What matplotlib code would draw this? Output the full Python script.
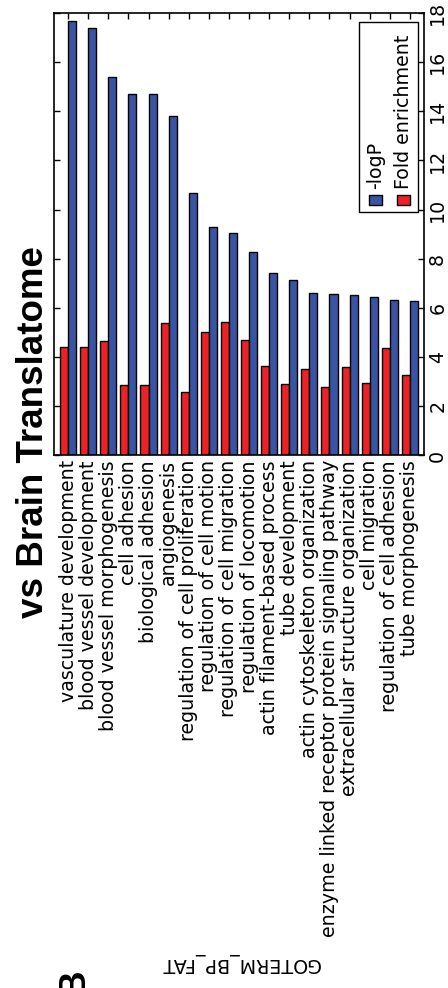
import matplotlib.pyplot as plt
from matplotlib.patches import Rectangle
import numpy as np

terms = ['vasculature development', 'blood vessel development',
         'blood vessel morphogenesis', 'cell adhesion', 'biological adhesion',
         'angiogenesis', 'regulation of cell proliferation',
         'regulation of cell motion', 'regulation of cell migration',
         'regulation of locomotion', 'actin filament-based process',
         'tube development', 'actin cytoskeleton organization',
         'enzyme linked receptor protein signaling pathway',
         'extracellular structure organization', 'cell migration',
         'regulation of cell adhesion', 'tube morphogenesis']
logp = [17.68, 17.38, 15.41, 14.70, 14.70, 13.79, 10.67, 9.30, 9.06,
        8.26, 7.42, 7.15, 6.62, 6.58, 6.51, 6.45, 6.31, 6.30]
fold = [4.43, 4.43, 4.66, 2.86, 2.86, 5.40, 2.58, 5.04, 5.44,
        4.69, 3.64, 2.90, 3.53, 2.77, 3.60, 2.94, 4.39, 3.29]
value_ticks = [0, 2, 4, 6, 8, 10, 12, 14, 16, 18]

blue = '#3a54a4'
red = '#ec2227'
fs = 13.7

W, H = 448, 988
fig = plt.figure(figsize=(W / 100, H / 100), dpi=100)
ax = fig.add_axes([54 / W, 1 - 455.5 / H, 370 / W, 442.5 / H])

ind = np.arange(len(terms))
width = 0.4
ax.bar(ind, fold, width, align='edge', color=red, edgecolor='black', linewidth=1)
ax.bar(ind + width, logp, width, align='edge', color=blue, edgecolor='black', linewidth=1)

ax.set_xlim(-0.3, len(terms) + 0.1)
ax.set_ylim(0, 18)
ax.set_xticks(ind + width)
ax.set_xticklabels(terms, rotation=90, fontsize=fs)
ax.set_yticks(value_ticks)
ax.set_yticklabels([str(v) for v in value_ticks], fontsize=fs)

ax.tick_params(direction='in', length=4, width=1, top=True, bottom=True,
               left=True, right=True)
ax.tick_params(axis='x', pad=3.3)
ax.tick_params(axis='y', labelleft=False, labelright=True, pad=3)
plt.setp(ax.get_yticklabels(), rotation=90, va='center')
for s in ax.spines.values():
    s.set_linewidth(1.2)

# legend box, drawn sideways like the rest of the figure
ax.add_patch(Rectangle((0.823, 0.5503), 0.1608, 0.4294, transform=ax.transAxes,
                       facecolor='white', edgecolor='black', lw=1, zorder=5))
ax.add_patch(Rectangle((0.850, 0.5661), 0.0378, 0.0226, transform=ax.transAxes,
                       facecolor=blue, edgecolor='black', lw=1, zorder=6))
ax.add_patch(Rectangle((0.9257, 0.5661), 0.0378, 0.0226, transform=ax.transAxes,
                       facecolor=red, edgecolor='black', lw=1, zorder=6))
ax.text(0.8689, 0.6023, '-logP', rotation=90, rotation_mode='anchor',
        ha='left', va='center', fontsize=fs, transform=ax.transAxes, zorder=7)
ax.text(0.9446, 0.6023, 'Fold enrichment', rotation=90, rotation_mode='anchor',
        ha='left', va='center', fontsize=fs, transform=ax.transAxes, zorder=7)

fig.text(43 / W, 1 - 432.5 / H, 'vs Brain Translatome', rotation=90,
         rotation_mode='anchor', ha='center', va='baseline', fontsize=26.5,
         fontweight='bold', family='Liberation Sans')
fig.text(83 / W, 1 - 995 / H, 'B', rotation=90, rotation_mode='anchor',
         ha='left', va='baseline', fontsize=26.5, fontweight='bold',
         family='Liberation Sans')
fig.text(240 / W, 1 - 957.7 / H, 'GOTERM_BP_FAT', rotation=180,
         rotation_mode='anchor', ha='center', va='baseline', fontsize=fs)

fig.savefig('out.png', dpi=100)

========================================

**What to do**:
Please quote the lines of the material, beginning with the first and ending with the one that contains "import numpy as np", exactly as written and without any pictures.

**Complete output**:
What matplotlib code would draw this? Output the full Python script.
import matplotlib.pyplot as plt
from matplotlib.patches import Rectangle
import numpy as np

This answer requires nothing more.